## WHAT THIS TASK INVOLVES
Copy out, with no alterations, the lines below running from the one containing "Reproduce this chart with D3.js." to the one containing "const mLeft = 91, mRight", inclusive at each end; pictures are omitted.
-- Start of ENTRIES SHOWN --
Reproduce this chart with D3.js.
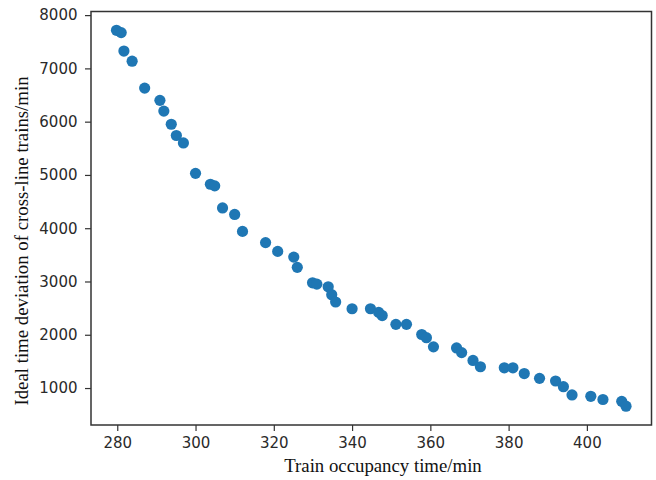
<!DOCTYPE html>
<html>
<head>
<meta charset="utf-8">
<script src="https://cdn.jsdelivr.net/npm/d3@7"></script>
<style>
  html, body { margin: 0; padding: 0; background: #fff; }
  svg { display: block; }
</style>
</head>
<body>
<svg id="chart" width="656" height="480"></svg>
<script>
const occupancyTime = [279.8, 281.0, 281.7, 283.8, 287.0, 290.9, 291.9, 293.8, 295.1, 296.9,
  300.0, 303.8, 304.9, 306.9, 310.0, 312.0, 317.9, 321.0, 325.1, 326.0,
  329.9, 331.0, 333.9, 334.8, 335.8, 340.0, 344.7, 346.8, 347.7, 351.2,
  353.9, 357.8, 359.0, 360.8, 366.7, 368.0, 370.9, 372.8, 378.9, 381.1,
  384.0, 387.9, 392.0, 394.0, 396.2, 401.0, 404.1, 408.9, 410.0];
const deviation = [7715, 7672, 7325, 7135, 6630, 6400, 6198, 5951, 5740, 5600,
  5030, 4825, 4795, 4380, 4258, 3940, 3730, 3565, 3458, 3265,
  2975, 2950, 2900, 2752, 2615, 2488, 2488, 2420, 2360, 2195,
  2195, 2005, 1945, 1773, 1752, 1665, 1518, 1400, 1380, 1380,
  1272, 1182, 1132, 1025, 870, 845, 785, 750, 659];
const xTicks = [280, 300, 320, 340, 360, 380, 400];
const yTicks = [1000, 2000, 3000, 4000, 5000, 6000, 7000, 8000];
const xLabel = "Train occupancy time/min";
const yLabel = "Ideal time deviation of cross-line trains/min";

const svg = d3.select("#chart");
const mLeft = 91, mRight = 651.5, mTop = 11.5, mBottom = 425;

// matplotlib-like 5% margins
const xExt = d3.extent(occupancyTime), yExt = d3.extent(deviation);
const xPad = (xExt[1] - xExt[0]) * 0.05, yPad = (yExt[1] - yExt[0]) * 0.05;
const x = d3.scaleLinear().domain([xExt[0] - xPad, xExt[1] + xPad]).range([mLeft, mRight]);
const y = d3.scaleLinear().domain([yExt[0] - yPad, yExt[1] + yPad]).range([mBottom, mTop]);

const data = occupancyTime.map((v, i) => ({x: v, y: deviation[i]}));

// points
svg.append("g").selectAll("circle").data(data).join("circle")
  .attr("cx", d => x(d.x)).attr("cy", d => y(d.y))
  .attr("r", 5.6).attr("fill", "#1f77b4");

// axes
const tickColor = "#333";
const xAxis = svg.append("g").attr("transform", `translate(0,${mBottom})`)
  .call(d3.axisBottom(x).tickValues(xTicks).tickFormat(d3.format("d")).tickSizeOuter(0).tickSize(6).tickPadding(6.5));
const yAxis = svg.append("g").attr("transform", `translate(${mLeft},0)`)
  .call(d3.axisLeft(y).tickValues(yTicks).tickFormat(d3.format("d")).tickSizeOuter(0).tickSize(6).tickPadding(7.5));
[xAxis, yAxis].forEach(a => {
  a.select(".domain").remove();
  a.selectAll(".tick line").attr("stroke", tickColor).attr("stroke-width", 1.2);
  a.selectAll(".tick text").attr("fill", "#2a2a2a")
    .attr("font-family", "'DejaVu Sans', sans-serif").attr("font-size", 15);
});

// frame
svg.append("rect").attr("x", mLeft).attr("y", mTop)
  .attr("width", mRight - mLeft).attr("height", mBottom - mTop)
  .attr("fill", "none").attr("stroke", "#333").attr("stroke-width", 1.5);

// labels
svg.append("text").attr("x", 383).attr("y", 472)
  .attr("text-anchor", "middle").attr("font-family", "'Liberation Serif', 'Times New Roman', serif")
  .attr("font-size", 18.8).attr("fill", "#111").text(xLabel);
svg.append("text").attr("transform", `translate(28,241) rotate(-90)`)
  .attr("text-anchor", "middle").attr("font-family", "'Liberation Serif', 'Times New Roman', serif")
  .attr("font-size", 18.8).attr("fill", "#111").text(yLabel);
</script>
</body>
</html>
-- End of ENTRIES SHOWN --
-- Start of ENTRIES SHOWN --
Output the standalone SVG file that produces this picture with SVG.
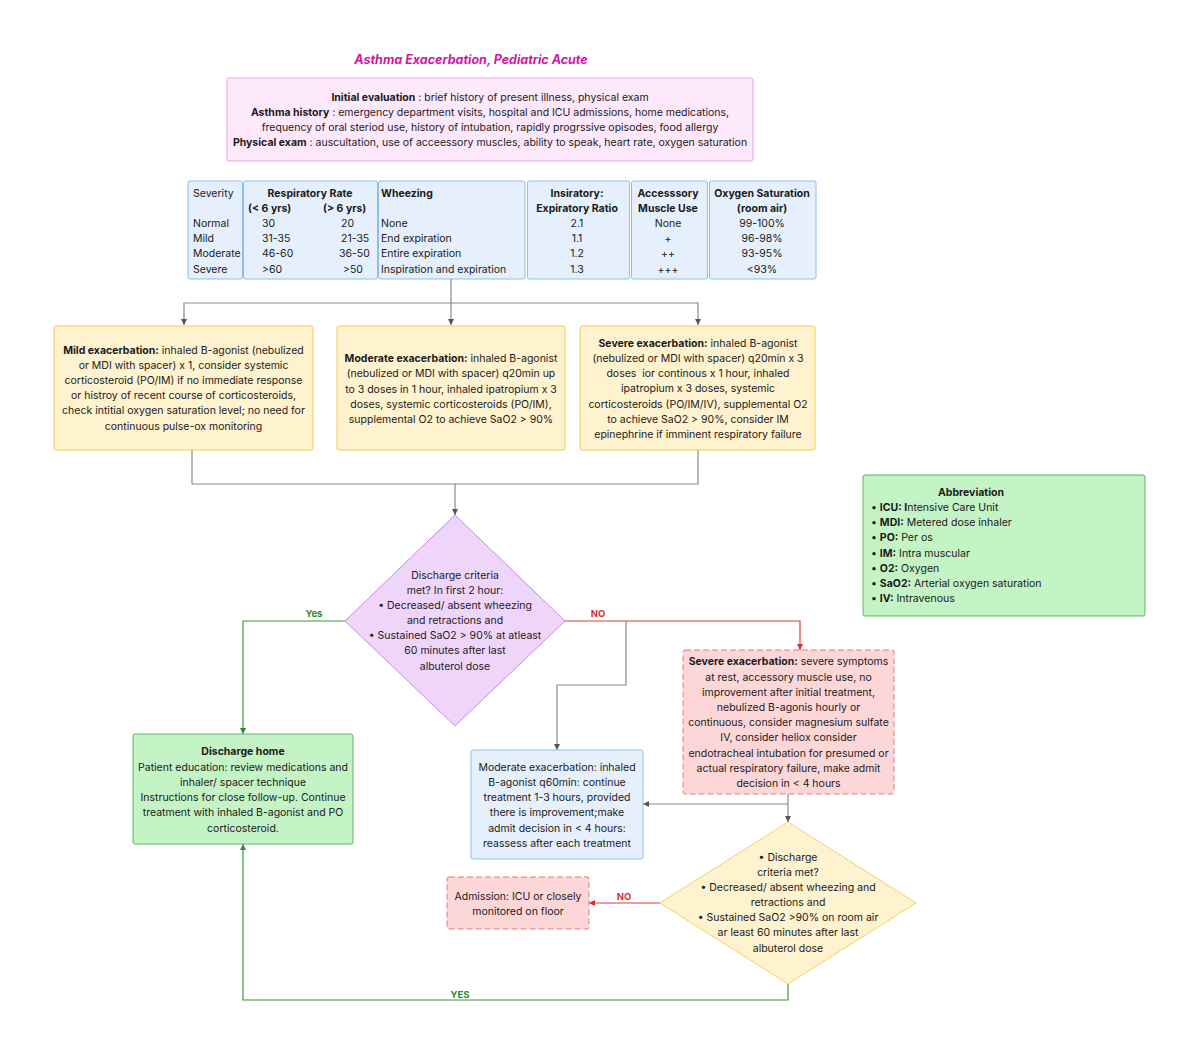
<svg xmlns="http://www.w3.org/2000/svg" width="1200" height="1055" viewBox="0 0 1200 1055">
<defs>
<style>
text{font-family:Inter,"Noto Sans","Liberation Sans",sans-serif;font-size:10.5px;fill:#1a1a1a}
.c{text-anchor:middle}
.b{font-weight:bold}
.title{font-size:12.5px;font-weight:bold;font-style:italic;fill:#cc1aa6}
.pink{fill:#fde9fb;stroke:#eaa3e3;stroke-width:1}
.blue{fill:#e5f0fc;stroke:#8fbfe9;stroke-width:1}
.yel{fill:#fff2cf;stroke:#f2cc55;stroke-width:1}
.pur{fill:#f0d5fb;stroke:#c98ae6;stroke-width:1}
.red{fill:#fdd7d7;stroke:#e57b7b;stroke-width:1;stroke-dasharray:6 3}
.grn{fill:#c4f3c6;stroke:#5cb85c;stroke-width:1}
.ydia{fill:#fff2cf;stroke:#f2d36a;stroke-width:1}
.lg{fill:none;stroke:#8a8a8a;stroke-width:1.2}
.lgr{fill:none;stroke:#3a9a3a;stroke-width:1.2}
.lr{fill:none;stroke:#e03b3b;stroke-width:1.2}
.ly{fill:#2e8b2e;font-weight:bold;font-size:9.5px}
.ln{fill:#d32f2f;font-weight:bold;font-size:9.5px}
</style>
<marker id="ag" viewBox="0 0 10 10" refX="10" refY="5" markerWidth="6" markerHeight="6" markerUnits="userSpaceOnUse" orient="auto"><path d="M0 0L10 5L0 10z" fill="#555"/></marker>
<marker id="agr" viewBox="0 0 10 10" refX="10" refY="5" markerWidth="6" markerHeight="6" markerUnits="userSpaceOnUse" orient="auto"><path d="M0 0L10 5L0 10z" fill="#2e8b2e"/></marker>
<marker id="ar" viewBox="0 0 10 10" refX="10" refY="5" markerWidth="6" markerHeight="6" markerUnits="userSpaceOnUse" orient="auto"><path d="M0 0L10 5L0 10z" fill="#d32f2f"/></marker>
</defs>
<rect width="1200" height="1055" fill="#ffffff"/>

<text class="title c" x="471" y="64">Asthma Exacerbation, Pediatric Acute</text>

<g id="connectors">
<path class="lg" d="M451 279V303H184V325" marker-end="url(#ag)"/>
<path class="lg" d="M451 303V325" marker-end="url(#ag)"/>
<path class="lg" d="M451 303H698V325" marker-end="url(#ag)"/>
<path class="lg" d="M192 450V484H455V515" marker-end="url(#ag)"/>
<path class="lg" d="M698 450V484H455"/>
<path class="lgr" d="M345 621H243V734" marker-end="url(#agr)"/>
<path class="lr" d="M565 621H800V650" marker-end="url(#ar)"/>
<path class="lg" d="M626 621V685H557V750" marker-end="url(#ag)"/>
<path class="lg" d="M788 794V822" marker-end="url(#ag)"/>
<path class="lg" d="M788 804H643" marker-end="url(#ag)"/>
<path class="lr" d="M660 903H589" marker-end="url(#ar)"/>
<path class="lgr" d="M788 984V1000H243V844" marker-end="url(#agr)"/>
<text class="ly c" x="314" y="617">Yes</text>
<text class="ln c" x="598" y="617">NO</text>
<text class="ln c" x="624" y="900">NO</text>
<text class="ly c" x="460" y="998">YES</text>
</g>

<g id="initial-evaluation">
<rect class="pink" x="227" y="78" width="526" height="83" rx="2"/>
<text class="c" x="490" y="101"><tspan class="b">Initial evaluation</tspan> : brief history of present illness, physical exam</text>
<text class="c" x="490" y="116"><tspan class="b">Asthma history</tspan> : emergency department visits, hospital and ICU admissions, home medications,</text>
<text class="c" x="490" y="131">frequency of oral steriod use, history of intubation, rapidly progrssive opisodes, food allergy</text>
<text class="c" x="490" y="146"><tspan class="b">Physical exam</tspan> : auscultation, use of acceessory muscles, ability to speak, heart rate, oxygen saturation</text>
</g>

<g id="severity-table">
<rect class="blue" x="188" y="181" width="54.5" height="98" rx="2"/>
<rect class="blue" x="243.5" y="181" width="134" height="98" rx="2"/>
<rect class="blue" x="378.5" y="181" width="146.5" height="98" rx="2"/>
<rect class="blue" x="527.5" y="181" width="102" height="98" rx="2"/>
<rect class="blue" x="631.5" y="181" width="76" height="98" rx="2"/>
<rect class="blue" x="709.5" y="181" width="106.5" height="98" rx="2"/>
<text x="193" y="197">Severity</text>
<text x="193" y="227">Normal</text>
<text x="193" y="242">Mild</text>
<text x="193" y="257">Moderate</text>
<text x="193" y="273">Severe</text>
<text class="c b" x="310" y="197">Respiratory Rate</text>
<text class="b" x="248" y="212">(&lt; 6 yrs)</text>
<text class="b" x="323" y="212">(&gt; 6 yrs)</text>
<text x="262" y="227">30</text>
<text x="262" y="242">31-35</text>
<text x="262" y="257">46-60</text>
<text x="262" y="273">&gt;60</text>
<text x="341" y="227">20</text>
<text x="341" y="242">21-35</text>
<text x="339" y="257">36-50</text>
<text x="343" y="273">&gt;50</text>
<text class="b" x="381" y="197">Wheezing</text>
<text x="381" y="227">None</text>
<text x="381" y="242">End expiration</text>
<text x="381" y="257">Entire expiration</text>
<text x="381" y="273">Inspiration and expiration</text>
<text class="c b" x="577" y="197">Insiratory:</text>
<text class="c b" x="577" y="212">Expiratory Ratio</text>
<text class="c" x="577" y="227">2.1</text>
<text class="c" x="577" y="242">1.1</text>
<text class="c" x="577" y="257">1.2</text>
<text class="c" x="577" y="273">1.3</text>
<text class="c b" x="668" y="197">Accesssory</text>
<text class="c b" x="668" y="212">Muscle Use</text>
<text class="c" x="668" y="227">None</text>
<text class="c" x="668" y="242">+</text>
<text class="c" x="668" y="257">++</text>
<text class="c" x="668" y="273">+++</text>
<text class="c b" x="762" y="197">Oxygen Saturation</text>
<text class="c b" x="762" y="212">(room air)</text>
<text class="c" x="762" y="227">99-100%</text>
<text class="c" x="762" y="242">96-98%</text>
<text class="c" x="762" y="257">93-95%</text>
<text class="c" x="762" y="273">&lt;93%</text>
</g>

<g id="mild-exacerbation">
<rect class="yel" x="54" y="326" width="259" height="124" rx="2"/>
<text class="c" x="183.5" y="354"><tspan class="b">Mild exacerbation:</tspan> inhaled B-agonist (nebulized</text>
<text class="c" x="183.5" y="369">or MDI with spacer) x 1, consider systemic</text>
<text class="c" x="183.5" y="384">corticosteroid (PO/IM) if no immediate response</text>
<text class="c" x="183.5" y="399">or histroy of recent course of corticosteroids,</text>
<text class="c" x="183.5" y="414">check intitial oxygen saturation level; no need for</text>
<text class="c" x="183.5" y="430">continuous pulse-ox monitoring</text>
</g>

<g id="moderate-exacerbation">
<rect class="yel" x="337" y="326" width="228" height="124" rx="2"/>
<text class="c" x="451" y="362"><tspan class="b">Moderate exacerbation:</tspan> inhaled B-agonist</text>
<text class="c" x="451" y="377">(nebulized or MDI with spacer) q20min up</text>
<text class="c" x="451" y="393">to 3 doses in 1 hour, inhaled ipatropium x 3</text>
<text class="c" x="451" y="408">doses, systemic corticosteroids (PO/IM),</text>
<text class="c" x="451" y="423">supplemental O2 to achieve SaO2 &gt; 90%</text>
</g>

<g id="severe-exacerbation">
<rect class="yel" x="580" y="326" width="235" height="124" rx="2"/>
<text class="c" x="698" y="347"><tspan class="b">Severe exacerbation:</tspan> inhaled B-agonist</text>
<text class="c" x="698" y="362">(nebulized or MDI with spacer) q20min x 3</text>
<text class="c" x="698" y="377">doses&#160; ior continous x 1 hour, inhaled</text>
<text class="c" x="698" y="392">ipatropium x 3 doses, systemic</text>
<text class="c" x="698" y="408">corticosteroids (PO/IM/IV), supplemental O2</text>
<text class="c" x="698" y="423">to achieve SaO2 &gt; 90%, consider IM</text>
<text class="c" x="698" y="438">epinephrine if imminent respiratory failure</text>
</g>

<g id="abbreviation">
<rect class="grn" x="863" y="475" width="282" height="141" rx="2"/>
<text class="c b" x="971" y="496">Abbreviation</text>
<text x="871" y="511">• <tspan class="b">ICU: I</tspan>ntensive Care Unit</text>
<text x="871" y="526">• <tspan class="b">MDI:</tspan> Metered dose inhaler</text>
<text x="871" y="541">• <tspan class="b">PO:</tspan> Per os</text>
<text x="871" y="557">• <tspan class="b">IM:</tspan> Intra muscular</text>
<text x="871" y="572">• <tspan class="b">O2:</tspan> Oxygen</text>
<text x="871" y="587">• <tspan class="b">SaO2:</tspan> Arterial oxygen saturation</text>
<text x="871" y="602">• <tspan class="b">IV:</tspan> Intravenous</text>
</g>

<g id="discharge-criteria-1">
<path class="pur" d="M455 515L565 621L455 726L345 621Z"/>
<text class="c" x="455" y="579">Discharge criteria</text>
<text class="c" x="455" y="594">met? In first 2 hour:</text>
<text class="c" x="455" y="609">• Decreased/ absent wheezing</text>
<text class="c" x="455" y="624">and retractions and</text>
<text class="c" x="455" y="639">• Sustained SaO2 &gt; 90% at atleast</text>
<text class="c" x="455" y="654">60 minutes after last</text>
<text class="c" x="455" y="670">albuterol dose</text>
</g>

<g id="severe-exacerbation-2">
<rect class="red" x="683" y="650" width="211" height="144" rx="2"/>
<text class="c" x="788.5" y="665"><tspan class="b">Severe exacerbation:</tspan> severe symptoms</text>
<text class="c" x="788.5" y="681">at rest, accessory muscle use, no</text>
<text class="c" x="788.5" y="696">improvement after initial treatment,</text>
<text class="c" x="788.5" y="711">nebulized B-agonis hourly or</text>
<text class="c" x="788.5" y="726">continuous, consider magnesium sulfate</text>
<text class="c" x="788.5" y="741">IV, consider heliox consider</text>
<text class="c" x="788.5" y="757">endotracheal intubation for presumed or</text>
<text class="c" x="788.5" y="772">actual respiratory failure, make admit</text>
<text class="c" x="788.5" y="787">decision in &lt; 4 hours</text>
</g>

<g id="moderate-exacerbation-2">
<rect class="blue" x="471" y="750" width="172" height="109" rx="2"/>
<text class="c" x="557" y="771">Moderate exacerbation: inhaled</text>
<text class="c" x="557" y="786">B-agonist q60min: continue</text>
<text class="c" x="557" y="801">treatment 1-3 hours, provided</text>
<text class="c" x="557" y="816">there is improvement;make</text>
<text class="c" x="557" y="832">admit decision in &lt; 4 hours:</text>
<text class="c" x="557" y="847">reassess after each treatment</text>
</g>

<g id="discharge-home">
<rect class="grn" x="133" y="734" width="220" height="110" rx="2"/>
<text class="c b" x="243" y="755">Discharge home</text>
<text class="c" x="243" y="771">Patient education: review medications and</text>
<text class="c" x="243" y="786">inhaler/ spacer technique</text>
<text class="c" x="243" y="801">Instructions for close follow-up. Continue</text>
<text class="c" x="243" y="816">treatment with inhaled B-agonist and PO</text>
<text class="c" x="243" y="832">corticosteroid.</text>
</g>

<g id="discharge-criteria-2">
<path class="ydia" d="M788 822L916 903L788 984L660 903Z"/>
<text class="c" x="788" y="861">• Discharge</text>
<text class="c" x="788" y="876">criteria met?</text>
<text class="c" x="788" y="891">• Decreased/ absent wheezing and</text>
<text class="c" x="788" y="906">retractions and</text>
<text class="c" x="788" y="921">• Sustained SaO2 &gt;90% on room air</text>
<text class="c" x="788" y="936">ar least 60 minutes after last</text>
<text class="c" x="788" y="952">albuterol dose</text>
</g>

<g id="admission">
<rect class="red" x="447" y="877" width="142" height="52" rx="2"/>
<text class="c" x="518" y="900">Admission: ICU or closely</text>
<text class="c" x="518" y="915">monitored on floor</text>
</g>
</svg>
-- End of ENTRIES SHOWN --
-- Start of ENTRIES SHOWN --
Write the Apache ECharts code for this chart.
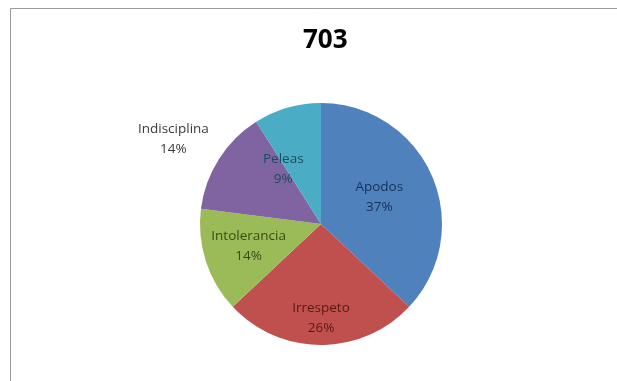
-- End of ENTRIES SHOWN --
## COMPLETED TASK
Reproduce this chart with D3.js.
<!DOCTYPE html>
<html>
<head>
<meta charset="utf-8">
<script src="https://cdn.jsdelivr.net/npm/d3@7"></script>
<style>
  html, body { margin: 0; padding: 0; background: #fff; }
  svg { display: block; }
</style>
</head>
<body>
<svg id="chart" width="656" height="480"></svg>
<script>
const occupancyTime = [279.8, 281.0, 281.7, 283.8, 287.0, 290.9, 291.9, 293.8, 295.1, 296.9,
  300.0, 303.8, 304.9, 306.9, 310.0, 312.0, 317.9, 321.0, 325.1, 326.0,
  329.9, 331.0, 333.9, 334.8, 335.8, 340.0, 344.7, 346.8, 347.7, 351.2,
  353.9, 357.8, 359.0, 360.8, 366.7, 368.0, 370.9, 372.8, 378.9, 381.1,
  384.0, 387.9, 392.0, 394.0, 396.2, 401.0, 404.1, 408.9, 410.0];
const deviation = [7715, 7672, 7325, 7135, 6630, 6400, 6198, 5951, 5740, 5600,
  5030, 4825, 4795, 4380, 4258, 3940, 3730, 3565, 3458, 3265,
  2975, 2950, 2900, 2752, 2615, 2488, 2488, 2420, 2360, 2195,
  2195, 2005, 1945, 1773, 1752, 1665, 1518, 1400, 1380, 1380,
  1272, 1182, 1132, 1025, 870, 845, 785, 750, 659];
const xTicks = [280, 300, 320, 340, 360, 380, 400];
const yTicks = [1000, 2000, 3000, 4000, 5000, 6000, 7000, 8000];
const xLabel = "Train occupancy time/min";
const yLabel = "Ideal time deviation of cross-line trains/min";

const svg = d3.select("#chart");
const mLeft = 91, mRight = 651.5, mTop = 11.5, mBottom = 425;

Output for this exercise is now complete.